The switch is an elongated glass capsule about 1 cm long and a few millimeters in diameter. Two or more wires pass through its ends. Inside, thin, stiff metal contacts sit a fraction of a millimeter apart and overlap each other. The hermetic glass seal prevents corrosion on the contacts. Simple magnetic switches have two contacts; more complex models contain multiple sets of contacts within the same envelope.
One contact is magnetic; the other is non‑magnetic. A nearby magnetic field from an electromagnet or permanent magnet pulls the contacts together, closing the circuit. When the field is removed, the built‑in spring action opens the contact. Because the contacts are thin and light, the switch can operate up to ten times faster than conventional relays of comparable rating.

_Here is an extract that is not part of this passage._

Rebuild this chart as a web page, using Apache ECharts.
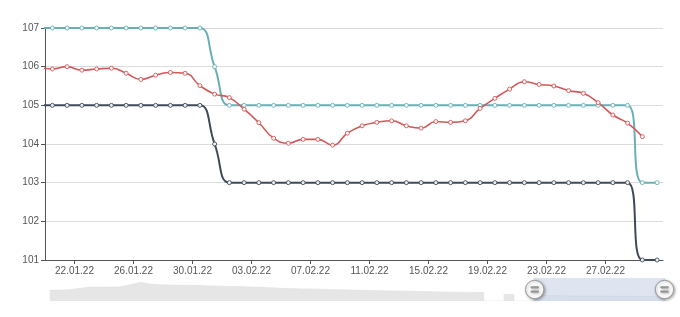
<!DOCTYPE html>
<html>
<head>
<meta charset="utf-8">
<script src="https://cdn.jsdelivr.net/npm/echarts@6/dist/echarts.min.js"></script>
<style>html,body{margin:0;padding:0;background:#fff}#c{width:680px;height:317px}</style>
</head>
<body>
<div id="c"></div>
<script>
// Daily dates (each value stamped at noon of its day)
const dates = ['19.01.22','20.01.22','21.01.22','22.01.22','23.01.22','24.01.22','25.01.22','26.01.22','27.01.22','28.01.22','29.01.22','30.01.22','31.01.22',
  '01.02.22','02.02.22','03.02.22','04.02.22','05.02.22','06.02.22','07.02.22','08.02.22','09.02.22','10.02.22','11.02.22','12.02.22','13.02.22','14.02.22',
  '15.02.22','16.02.22','17.02.22','18.02.22','19.02.22','20.02.22','21.02.22','22.02.22','23.02.22','24.02.22','25.02.22','26.02.22','27.02.22','28.02.22',
  '01.03.22','02.03.22'];

const tickLabels = ['22.01.22','26.01.22','30.01.22','03.02.22','07.02.22','11.02.22','15.02.22','19.02.22','23.02.22','27.02.22'];

const tealValues = [107,107,107,107,107,107,107,107,107,107,107,107,106,
  105,105,105,105,105,105,105,105,105,105,105,105,105,105,105,105,105,105,105,105,105,105,105,105,105,105,105,105,
  103,103];

const darkValues = [105,105,105,105,105,105,105,105,105,105,105,105,104,
  103,103,103,103,103,103,103,103,103,103,103,103,103,103,103,103,103,103,103,103,103,103,103,103,103,103,103,103,
  101,101];

const redValues = [106.0,105.94,106.0,105.91,105.94,105.96,105.83,105.67,105.78,105.85,105.83,105.51,105.29,
  105.2,104.9,104.55,104.15,104.02,104.12,104.12,103.97,104.28,104.47,104.56,104.6,104.47,104.41,104.58,104.56,
  104.6,104.92,105.18,105.42,105.61,105.54,105.5,105.38,105.31,105.07,104.75,104.54,104.19,null];

// Long-period overview shown in the zoom slider
const overviewValues = [13,13,13.3,14.5,15.5,15.5,15.5,15.7,17.5,19.5,18,17.5,17.3,17,17,16.8,16.5,16.3,16,16,
  15.5,15.3,15,14.5,14.3,14,14,13.7,13.5,13.3,13,12.8,12.7,12.5,12.3,12.2,12,11.8,11.7,11.5,11.3,11.2,11,11,
  null,9.5,9.3,null,8.7,8.5,8.3,8.2,8,8,8,8,7.8,7.8,7.8,7.7,7.5,7.5];

// x = days since 20.01.22 00:00
const pts = arr => arr.map((v, i) => [i - 0.5, v]);
const tickValues = tickLabels.map(l => dates.indexOf(l) - 1);

const font = 'Liberation Sans';
const chart = echarts.init(document.getElementById('c'));

function lineSeries(name, values, color, width) {
  return {
    name, type: 'line', data: pts(values), smooth: true,
    symbol: 'circle', symbolSize: 4, showSymbol: true,
    lineStyle: {color, width},
    itemStyle: {color: '#fff', borderColor: color, borderWidth: 1, opacity: 0.9},
    emphasis: {disabled: true},
    xAxisIndex: 0, yAxisIndex: 0
  };
}

chart.setOption({
  animation: false,
  grid: [
    {left: 45, right: 17, top: 28, bottom: 57},
    {left: 45, right: 17, top: 28, bottom: 57, show: false}
  ],
  xAxis: [
    {
      type: 'value', min: 0, max: 41.9,
      axisLine: {show: true, lineStyle: {color: '#555', width: 1}},
      axisTick: {show: true, customValues: tickValues, length: 4, lineStyle: {color: '#555'}},
      axisLabel: {customValues: tickValues, formatter: v => dates[Math.round(v) + 1], color: '#555', fontSize: 10, fontFamily: font, margin: 6},
      splitLine: {show: false}
    },
    {type: 'category', gridIndex: 1, show: false, data: overviewValues.map((v, i) => i)}
  ],
  yAxis: [
    {
      type: 'value', min: 101, max: 107, interval: 1,
      axisLine: {show: true, lineStyle: {color: '#555', width: 1}},
      axisTick: {show: true, length: 4, lineStyle: {color: '#555'}},
      axisLabel: {color: '#555', fontSize: 10, fontFamily: font, margin: 6},
      splitLine: {show: true, lineStyle: {color: '#dcdcdc', width: 1}}
    },
    {type: 'value', gridIndex: 1, show: false, scale: true}
  ],
  dataZoom: [{
    type: 'slider', xAxisIndex: 1, start: 78.6, end: 100,
    left: 47, right: 17, bottom: 16, height: 23,
    backgroundColor: 'transparent', borderColor: 'transparent',
    fillerColor: 'rgba(205,215,232,0.65)',
    showDetail: false, brushSelect: false, moveHandleSize: 0,
    dataBackground: {lineStyle: {color: '#dedede', width: 0.5}, areaStyle: {color: '#e6e6e6', opacity: 1}},
    selectedDataBackground: {lineStyle: {color: '#c3ccd9', width: 0.5}, areaStyle: {color: '#d6dde8', opacity: 0.6}},
    handleIcon: 'path://M0,-10A10,10 0 1,1 0,10A10,10 0 1,1 0,-10Z M-4,-3L-4,-1.6L4,-1.6L4,-3Z M-4,1.6L-4,3L4,3L4,1.6Z',
    handleSize: '80%',
    handleStyle: {color: '#fff', borderColor: '#9a9a9a', borderWidth: 1, shadowBlur: 3, shadowColor: 'rgba(0,0,0,0.35)', shadowOffsetX: 1, shadowOffsetY: 1}
  }],
  series: [
    {
      name: 'overview', type: 'line', xAxisIndex: 1, yAxisIndex: 1, data: overviewValues,
      symbol: 'none', lineStyle: {opacity: 0}, silent: true, connectNulls: false
    },
    lineSeries('low', darkValues, '#3e4a58', 2),
    lineSeries('high', tealValues, '#6aafb4', 2),
    lineSeries('price', redValues, '#cf5a5a', 1.6)
  ]
});
</script>
</body>
</html>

Due to the small contact spacing, magnetic switches cannot carry large currents. Currents exceeding a few amperes require a robust metal‑to‑metal connection such as those found in standard relays. Some magnetic switches can handle voltages in excess of 10 000 V, although most operate at much lower levels.
The pull force follows an inverse‑cube law: doubling the distance to a magnet reduces the force to one‑eighth. Consequently, a magnetic switch is highly sensitive to the movement of a nearby magnet. For example, a burglar alarm may mount a small permanent magnet on a door and the magnetic switch on the frame; opening the door immediately actuates the switch.